- Prompt -
For each line below that contains the string "this", copy that line.

- Supplied material -
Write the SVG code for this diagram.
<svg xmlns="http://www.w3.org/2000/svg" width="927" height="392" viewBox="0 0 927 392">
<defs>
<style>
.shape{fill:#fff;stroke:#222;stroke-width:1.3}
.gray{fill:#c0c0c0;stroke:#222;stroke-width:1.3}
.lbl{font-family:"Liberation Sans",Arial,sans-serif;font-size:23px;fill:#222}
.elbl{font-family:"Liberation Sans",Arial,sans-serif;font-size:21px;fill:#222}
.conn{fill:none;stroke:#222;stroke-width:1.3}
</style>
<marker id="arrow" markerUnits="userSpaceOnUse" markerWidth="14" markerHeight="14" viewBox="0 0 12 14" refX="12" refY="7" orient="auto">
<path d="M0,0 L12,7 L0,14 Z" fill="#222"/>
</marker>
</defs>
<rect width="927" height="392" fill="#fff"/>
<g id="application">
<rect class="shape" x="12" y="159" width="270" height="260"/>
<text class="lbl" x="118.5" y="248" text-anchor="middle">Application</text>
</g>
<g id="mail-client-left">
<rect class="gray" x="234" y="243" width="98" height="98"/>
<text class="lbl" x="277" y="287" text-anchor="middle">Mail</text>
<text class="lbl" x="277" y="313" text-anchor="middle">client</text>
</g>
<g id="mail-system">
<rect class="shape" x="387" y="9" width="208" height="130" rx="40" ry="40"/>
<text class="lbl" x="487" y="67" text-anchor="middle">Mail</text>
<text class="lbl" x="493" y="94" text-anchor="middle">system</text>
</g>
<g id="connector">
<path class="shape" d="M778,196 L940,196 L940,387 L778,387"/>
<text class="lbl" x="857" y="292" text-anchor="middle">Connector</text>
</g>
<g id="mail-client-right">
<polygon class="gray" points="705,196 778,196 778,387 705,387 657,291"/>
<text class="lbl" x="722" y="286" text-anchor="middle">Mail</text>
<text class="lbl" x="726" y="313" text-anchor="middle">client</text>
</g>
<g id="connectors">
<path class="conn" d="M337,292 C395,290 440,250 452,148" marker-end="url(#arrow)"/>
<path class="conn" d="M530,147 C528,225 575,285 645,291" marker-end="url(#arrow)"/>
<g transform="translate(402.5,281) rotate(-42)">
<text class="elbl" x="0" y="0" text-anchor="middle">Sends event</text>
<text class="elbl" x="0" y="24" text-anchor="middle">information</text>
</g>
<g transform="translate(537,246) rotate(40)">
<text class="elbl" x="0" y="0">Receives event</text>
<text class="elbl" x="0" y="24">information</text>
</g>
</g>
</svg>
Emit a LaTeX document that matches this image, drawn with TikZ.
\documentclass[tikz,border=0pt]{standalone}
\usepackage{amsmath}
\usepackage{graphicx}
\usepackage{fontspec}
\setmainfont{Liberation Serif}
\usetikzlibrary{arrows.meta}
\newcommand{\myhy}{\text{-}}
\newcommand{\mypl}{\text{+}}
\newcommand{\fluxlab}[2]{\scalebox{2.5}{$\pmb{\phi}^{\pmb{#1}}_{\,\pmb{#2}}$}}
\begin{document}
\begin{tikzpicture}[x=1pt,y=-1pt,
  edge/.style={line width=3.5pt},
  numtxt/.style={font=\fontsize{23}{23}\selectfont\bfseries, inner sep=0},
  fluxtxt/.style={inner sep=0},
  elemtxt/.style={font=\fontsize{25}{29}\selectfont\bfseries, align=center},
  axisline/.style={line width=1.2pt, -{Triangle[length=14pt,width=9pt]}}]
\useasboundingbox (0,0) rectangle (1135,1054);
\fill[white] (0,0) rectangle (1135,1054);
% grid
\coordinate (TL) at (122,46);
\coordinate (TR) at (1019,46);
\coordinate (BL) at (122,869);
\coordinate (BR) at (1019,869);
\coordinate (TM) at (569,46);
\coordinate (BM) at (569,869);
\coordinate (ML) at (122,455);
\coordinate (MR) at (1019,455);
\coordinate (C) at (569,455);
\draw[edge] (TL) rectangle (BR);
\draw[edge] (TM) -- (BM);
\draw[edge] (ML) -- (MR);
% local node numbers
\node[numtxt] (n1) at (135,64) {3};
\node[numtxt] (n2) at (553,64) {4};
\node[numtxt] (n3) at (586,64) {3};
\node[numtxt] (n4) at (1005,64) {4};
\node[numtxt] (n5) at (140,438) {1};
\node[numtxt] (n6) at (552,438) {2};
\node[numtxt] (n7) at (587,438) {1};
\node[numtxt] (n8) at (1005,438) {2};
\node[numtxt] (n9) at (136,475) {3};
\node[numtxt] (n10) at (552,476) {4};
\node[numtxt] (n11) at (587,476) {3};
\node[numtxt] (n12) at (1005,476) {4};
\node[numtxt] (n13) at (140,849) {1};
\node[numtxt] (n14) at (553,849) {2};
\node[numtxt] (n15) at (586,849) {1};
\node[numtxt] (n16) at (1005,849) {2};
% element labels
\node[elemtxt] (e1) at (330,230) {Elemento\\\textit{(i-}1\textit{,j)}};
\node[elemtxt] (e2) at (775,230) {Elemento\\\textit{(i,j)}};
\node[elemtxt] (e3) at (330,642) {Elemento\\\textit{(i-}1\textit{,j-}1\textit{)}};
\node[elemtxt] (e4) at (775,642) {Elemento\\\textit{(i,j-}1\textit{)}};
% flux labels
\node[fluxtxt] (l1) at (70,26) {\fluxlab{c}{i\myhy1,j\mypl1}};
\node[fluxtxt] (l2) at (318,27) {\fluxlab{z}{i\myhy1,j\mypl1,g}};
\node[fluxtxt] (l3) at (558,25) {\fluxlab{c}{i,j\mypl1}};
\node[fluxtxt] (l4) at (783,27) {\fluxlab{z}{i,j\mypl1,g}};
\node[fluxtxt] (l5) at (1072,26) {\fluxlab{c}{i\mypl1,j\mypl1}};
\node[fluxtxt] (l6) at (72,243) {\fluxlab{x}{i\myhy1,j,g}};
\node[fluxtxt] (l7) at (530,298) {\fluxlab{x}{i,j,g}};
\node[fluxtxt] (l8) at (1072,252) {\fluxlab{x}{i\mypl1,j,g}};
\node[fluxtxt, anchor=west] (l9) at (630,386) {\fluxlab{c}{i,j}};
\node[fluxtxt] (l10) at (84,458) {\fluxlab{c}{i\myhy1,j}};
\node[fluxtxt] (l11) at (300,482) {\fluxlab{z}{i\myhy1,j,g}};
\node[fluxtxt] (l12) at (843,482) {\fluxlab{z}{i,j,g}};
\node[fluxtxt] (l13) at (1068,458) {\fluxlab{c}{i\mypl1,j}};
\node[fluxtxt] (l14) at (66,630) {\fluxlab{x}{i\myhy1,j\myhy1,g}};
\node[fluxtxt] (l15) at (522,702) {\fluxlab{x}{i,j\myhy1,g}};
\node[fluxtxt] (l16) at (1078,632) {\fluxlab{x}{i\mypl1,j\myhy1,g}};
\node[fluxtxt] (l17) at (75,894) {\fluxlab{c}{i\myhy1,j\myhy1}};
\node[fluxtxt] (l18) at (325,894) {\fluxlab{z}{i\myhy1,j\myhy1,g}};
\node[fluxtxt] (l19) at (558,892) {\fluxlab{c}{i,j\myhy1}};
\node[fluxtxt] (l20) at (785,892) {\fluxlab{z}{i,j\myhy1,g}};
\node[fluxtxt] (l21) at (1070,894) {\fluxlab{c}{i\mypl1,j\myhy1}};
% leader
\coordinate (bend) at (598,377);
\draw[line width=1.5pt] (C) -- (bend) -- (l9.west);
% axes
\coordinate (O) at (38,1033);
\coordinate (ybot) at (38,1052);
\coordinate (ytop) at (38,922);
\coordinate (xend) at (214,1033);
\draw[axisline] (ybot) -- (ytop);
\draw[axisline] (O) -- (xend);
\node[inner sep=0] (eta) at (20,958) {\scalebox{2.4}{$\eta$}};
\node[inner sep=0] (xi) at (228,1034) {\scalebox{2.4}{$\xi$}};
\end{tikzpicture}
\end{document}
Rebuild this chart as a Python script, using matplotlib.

- Task result -
Write the SVG code for this diagram.
Emit a LaTeX document that matches this image, drawn with TikZ.
Rebuild this chart as a Python script, using matplotlib.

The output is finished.